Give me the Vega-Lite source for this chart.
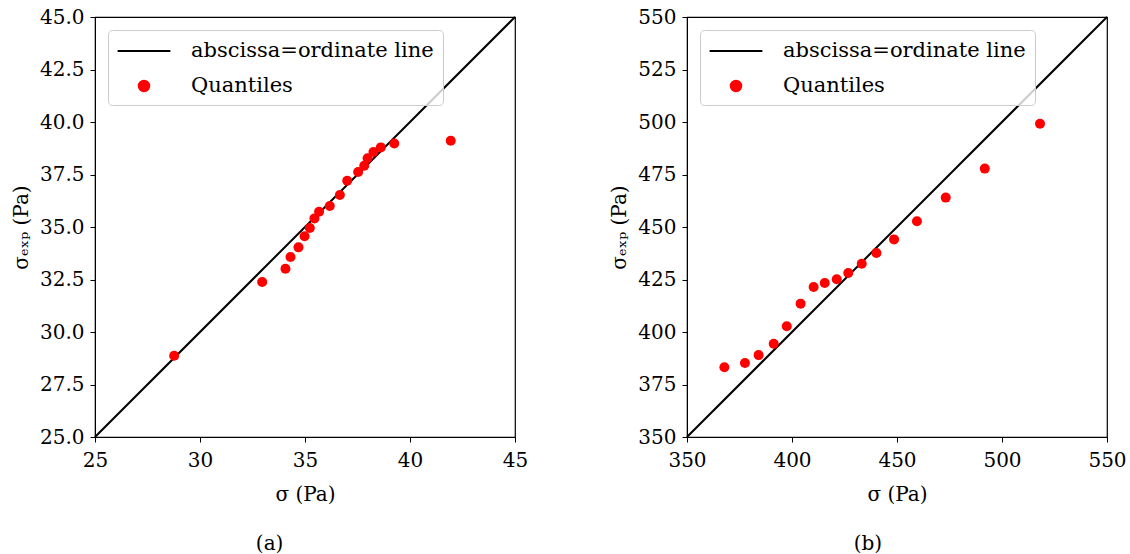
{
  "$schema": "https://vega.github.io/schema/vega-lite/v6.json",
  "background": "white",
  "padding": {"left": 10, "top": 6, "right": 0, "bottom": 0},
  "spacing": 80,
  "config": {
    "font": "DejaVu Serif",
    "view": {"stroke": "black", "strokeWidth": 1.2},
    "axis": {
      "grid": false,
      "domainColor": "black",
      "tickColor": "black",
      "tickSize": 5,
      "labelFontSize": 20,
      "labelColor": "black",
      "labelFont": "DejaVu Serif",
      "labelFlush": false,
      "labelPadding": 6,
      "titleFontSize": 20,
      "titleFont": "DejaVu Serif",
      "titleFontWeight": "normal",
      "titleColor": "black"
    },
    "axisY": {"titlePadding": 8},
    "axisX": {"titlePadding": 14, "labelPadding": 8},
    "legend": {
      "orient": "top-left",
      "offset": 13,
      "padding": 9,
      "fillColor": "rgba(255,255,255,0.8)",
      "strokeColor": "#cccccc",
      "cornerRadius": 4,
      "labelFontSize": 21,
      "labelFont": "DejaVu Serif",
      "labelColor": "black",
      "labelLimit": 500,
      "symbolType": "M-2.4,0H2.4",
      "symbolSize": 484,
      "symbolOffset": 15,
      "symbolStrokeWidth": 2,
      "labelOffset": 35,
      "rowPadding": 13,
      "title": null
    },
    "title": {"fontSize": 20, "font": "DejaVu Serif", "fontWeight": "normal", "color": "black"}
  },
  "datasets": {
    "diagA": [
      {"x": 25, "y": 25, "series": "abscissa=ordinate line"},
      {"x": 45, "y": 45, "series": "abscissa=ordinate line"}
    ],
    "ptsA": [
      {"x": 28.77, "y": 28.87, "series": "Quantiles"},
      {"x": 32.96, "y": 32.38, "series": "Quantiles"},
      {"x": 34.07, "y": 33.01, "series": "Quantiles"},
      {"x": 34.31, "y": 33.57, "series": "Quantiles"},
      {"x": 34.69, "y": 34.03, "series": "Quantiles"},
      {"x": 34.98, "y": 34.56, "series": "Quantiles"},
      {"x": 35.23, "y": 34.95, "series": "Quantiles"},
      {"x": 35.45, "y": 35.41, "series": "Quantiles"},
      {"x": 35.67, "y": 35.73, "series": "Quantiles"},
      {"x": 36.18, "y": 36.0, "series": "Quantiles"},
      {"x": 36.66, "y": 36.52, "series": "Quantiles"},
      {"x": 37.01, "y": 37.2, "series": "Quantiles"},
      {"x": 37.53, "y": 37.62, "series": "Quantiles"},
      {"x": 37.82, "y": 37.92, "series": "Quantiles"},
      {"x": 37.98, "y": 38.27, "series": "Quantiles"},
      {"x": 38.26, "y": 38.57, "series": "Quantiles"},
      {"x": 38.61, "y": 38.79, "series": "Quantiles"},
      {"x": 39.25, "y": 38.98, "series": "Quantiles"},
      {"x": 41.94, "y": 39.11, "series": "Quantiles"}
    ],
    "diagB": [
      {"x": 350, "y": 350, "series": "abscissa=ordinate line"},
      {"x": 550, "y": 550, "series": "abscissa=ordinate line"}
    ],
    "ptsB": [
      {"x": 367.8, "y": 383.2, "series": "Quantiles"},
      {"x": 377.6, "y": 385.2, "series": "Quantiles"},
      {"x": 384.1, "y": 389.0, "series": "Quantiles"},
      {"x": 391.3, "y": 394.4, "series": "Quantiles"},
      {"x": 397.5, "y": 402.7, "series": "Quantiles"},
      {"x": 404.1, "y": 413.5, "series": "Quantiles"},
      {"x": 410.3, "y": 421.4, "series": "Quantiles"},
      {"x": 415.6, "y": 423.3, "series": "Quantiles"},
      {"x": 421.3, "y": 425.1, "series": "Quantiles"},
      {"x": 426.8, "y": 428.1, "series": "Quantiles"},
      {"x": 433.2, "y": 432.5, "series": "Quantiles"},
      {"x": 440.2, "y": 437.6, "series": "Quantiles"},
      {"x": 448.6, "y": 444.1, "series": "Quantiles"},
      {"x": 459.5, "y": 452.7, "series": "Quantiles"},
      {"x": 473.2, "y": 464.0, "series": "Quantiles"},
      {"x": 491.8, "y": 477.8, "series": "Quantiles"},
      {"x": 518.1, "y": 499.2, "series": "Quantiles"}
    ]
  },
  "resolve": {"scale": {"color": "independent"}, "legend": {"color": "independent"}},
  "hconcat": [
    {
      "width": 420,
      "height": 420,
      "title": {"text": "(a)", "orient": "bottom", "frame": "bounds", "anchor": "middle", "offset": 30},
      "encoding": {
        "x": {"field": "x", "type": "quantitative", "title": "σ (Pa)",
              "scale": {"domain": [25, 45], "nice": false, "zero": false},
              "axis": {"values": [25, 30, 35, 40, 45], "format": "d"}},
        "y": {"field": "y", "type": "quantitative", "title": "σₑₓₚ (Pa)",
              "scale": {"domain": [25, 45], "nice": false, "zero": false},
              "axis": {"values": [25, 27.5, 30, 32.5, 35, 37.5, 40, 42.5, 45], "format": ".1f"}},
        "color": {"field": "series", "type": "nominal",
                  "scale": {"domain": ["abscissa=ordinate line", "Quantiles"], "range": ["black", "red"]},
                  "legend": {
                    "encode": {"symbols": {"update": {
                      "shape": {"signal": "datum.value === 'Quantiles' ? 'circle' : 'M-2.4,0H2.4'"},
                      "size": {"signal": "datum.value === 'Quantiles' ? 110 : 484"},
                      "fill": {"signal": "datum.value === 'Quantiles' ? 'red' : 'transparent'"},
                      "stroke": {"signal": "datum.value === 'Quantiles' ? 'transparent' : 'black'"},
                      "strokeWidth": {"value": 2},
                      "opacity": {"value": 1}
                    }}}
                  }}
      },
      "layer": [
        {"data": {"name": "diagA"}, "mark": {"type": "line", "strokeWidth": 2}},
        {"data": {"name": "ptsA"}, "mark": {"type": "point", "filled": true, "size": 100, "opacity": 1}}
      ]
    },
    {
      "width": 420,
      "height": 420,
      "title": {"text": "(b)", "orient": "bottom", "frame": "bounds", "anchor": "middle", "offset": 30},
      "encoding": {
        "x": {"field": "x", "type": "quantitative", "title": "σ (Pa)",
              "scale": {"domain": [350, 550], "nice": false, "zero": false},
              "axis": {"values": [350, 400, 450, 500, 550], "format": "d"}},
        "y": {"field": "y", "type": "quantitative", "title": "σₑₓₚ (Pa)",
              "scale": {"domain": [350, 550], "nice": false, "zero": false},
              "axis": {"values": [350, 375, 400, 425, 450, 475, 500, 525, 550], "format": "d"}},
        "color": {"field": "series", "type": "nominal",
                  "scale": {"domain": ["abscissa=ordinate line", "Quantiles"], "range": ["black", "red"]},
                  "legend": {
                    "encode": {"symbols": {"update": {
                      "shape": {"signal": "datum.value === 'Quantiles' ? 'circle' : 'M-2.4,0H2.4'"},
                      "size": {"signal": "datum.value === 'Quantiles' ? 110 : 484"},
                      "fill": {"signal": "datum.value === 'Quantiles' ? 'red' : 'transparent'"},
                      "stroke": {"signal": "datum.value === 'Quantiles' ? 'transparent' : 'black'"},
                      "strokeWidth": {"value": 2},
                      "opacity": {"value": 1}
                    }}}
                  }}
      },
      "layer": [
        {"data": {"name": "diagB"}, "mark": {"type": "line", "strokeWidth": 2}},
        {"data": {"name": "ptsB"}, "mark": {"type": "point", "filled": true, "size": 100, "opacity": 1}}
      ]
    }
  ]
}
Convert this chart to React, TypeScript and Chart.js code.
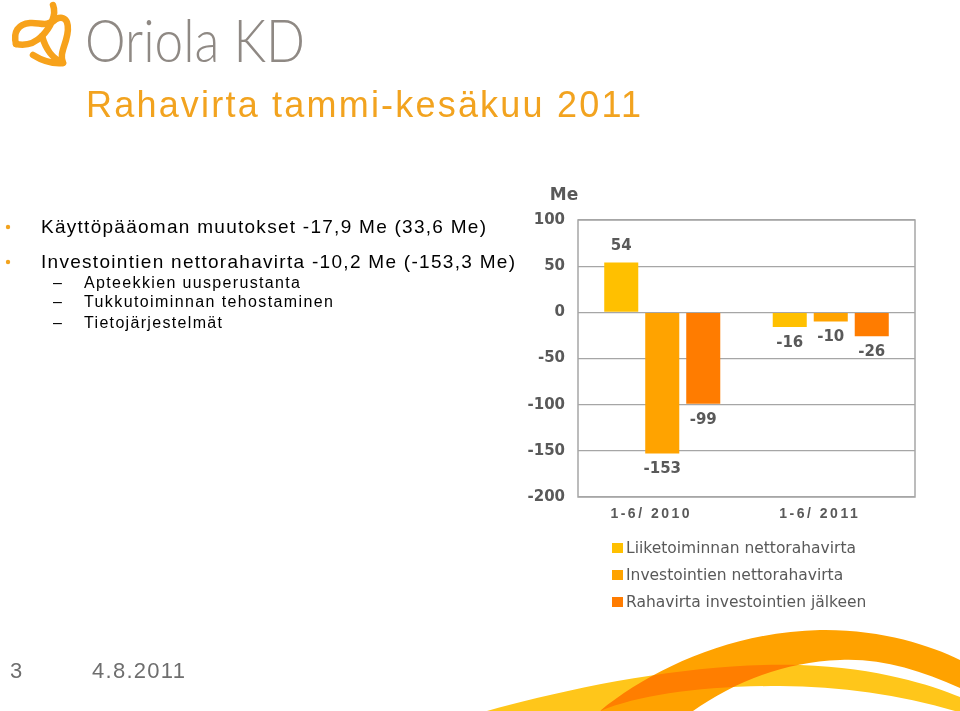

________________

**TASK**
Write out each entry exactly as given, but skip the pictures.

**OUTPUT OF THE EXERCISE**
Give me the Vega-Lite source for this chart.
{
  "$schema": "https://vega.github.io/schema/vega-lite/v6.json",
  "background": "white",
  "padding": {"left": 10, "top": 6, "right": 0, "bottom": 0},
  "spacing": 80,
  "config": {
    "font": "DejaVu Serif",
    "view": {"stroke": "black", "strokeWidth": 1.2},
    "axis": {
      "grid": false,
      "domainColor": "black",
      "tickColor": "black",
      "tickSize": 5,
      "labelFontSize": 20,
      "labelColor": "black",
      "labelFont": "DejaVu Serif",
      "labelFlush": false,
      "labelPadding": 6,
      "titleFontSize": 20,
      "titleFont": "DejaVu Serif",
      "titleFontWeight": "normal",
      "titleColor": "black"
    },
    "axisY": {"titlePadding": 8},
    "axisX": {"titlePadding": 14, "labelPadding": 8},
    "legend": {
      "orient": "top-left",
      "offset": 13,
      "padding": 9,
      "fillColor": "rgba(255,255,255,0.8)",
      "strokeColor": "#cccccc",
      "cornerRadius": 4,
      "labelFontSize": 21,
      "labelFont": "DejaVu Serif",
      "labelColor": "black",
      "labelLimit": 500,
      "symbolType": "M-2.4,0H2.4",
      "symbolSize": 484,
      "symbolOffset": 15,
      "symbolStrokeWidth": 2,
      "labelOffset": 35,
      "rowPadding": 13,
      "title": null
    },
    "title": {"fontSize": 20, "font": "DejaVu Serif", "fontWeight": "normal", "color": "black"}
  },
  "datasets": {
    "diagA": [
      {"x": 25, "y": 25, "series": "abscissa=ordinate line"},
      {"x": 45, "y": 45, "series": "abscissa=ordinate line"}
    ],
    "ptsA": [
      {"x": 28.77, "y": 28.87, "series": "Quantiles"},
      {"x": 32.96, "y": 32.38, "series": "Quantiles"},
      {"x": 34.07, "y": 33.01, "series": "Quantiles"},
      {"x": 34.31, "y": 33.57, "series": "Quantiles"},
      {"x": 34.69, "y": 34.03, "series": "Quantiles"},
      {"x": 34.98, "y": 34.56, "series": "Quantiles"},
      {"x": 35.23, "y": 34.95, "series": "Quantiles"},
      {"x": 35.45, "y": 35.41, "series": "Quantiles"},
      {"x": 35.67, "y": 35.73, "series": "Quantiles"},
      {"x": 36.18, "y": 36.0, "series": "Quantiles"},
      {"x": 36.66, "y": 36.52, "series": "Quantiles"},
      {"x": 37.01, "y": 37.2, "series": "Quantiles"},
      {"x": 37.53, "y": 37.62, "series": "Quantiles"},
      {"x": 37.82, "y": 37.92, "series": "Quantiles"},
      {"x": 37.98, "y": 38.27, "series": "Quantiles"},
      {"x": 38.26, "y": 38.57, "series": "Quantiles"},
      {"x": 38.61, "y": 38.79, "series": "Quantiles"},
      {"x": 39.25, "y": 38.98, "series": "Quantiles"},
      {"x": 41.94, "y": 39.11, "series": "Quantiles"}
    ],
    "diagB": [
      {"x": 350, "y": 350, "series": "abscissa=ordinate line"},
      {"x": 550, "y": 550, "series": "abscissa=ordinate line"}
    ],
    "ptsB": [
      {"x": 367.8, "y": 383.2, "series": "Quantiles"},
      {"x": 377.6, "y": 385.2, "series": "Quantiles"},
      {"x": 384.1, "y": 389.0, "series": "Quantiles"},
      {"x": 391.3, "y": 394.4, "series": "Quantiles"},
      {"x": 397.5, "y": 402.7, "series": "Quantiles"},
      {"x": 404.1, "y": 413.5, "series": "Quantiles"},
      {"x": 410.3, "y": 421.4, "series": "Quantiles"},
      {"x": 415.6, "y": 423.3, "series": "Quantiles"},
      {"x": 421.3, "y": 425.1, "series": "Quantiles"},
      {"x": 426.8, "y": 428.1, "series": "Quantiles"},
      {"x": 433.2, "y": 432.5, "series": "Quantiles"},
      {"x": 440.2, "y": 437.6, "series": "Quantiles"},
      {"x": 448.6, "y": 444.1, "series": "Quantiles"},
      {"x": 459.5, "y": 452.7, "series": "Quantiles"},
      {"x": 473.2, "y": 464.0, "series": "Quantiles"},
      {"x": 491.8, "y": 477.8, "series": "Quantiles"},
      {"x": 518.1, "y": 499.2, "series": "Quantiles"}
    ]
  },
  "resolve": {"scale": {"color": "independent"}, "legend": {"color": "independent"}},
  "hconcat": [
    {
      "width": 420,
      "height": 420,
      "title": {"text": "(a)", "orient": "bottom", "frame": "bounds", "anchor": "middle", "offset": 30},
      "encoding": {
        "x": {"field": "x", "type": "quantitative", "title": "σ (Pa)",
              "scale": {"domain": [25, 45], "nice": false, "zero": false},
              "axis": {"values": [25, 30, 35, 40, 45], "format": "d"}},
        "y": {"field": "y", "type": "quantitative", "title": "σₑₓₚ (Pa)",
              "scale": {"domain": [25, 45], "nice": false, "zero": false},
              "axis": {"values": [25, 27.5, 30, 32.5, 35, 37.5, 40, 42.5, 45], "format": ".1f"}},
        "color": {"field": "series", "type": "nominal",
                  "scale": {"domain": ["abscissa=ordinate line", "Quantiles"], "range": ["black", "red"]},
                  "legend": {
                    "encode": {"symbols": {"update": {
                      "shape": {"signal": "datum.value === 'Quantiles' ? 'circle' : 'M-2.4,0H2.4'"},
                      "size": {"signal": "datum.value === 'Quantiles' ? 110 : 484"},
                      "fill": {"signal": "datum.value === 'Quantiles' ? 'red' : 'transparent'"},
                      "stroke": {"signal": "datum.value === 'Quantiles' ? 'transparent' : 'black'"},
                      "strokeWidth": {"value": 2},
                      "opacity": {"value": 1}
                    }}}
                  }}
      },
      "layer": [
        {"data": {"name": "diagA"}, "mark": {"type": "line", "strokeWidth": 2}},
        {"data": {"name": "ptsA"}, "mark": {"type": "point", "filled": true, "size": 100, "opacity": 1}}
      ]
    },
    {
      "width": 420,
      "height": 420,
      "title": {"text": "(b)", "orient": "bottom", "frame": "bounds", "anchor": "middle", "offset": 30},
      "encoding": {
        "x": {"field": "x", "type": "quantitative", "title": "σ (Pa)",
              "scale": {"domain": [350, 550], "nice": false, "zero": false},
              "axis": {"values": [350, 400, 450, 500, 550], "format": "d"}},
        "y": {"field": "y", "type": "quantitative", "title": "σₑₓₚ (Pa)",
              "scale": {"domain": [350, 550], "nice": false, "zero": false},
              "axis": {"values": [350, 375, 400, 425, 450, 475, 500, 525, 550], "format": "d"}},
        "color": {"field": "series", "type": "nominal",
                  "scale": {"domain": ["abscissa=ordinate line", "Quantiles"], "range": ["black", "red"]},
                  "legend": {
                    "encode": {"symbols": {"update": {
                      "shape": {"signal": "datum.value === 'Quantiles' ? 'circle' : 'M-2.4,0H2.4'"},
                      "size": {"signal": "datum.value === 'Quantiles' ? 110 : 484"},
                      "fill": {"signal": "datum.value === 'Quantiles' ? 'red' : 'transparent'"},
                      "stroke": {"signal": "datum.value === 'Quantiles' ? 'transparent' : 'black'"},
                      "strokeWidth": {"value": 2},
                      "opacity": {"value": 1}
                    }}}
                  }}
      },
      "layer": [
        {"data": {"name": "diagB"}, "mark": {"type": "line", "strokeWidth": 2}},
        {"data": {"name": "ptsB"}, "mark": {"type": "point", "filled": true, "size": 100, "opacity": 1}}
      ]
    }
  ]
}
Convert this chart to React, TypeScript and Chart.js code.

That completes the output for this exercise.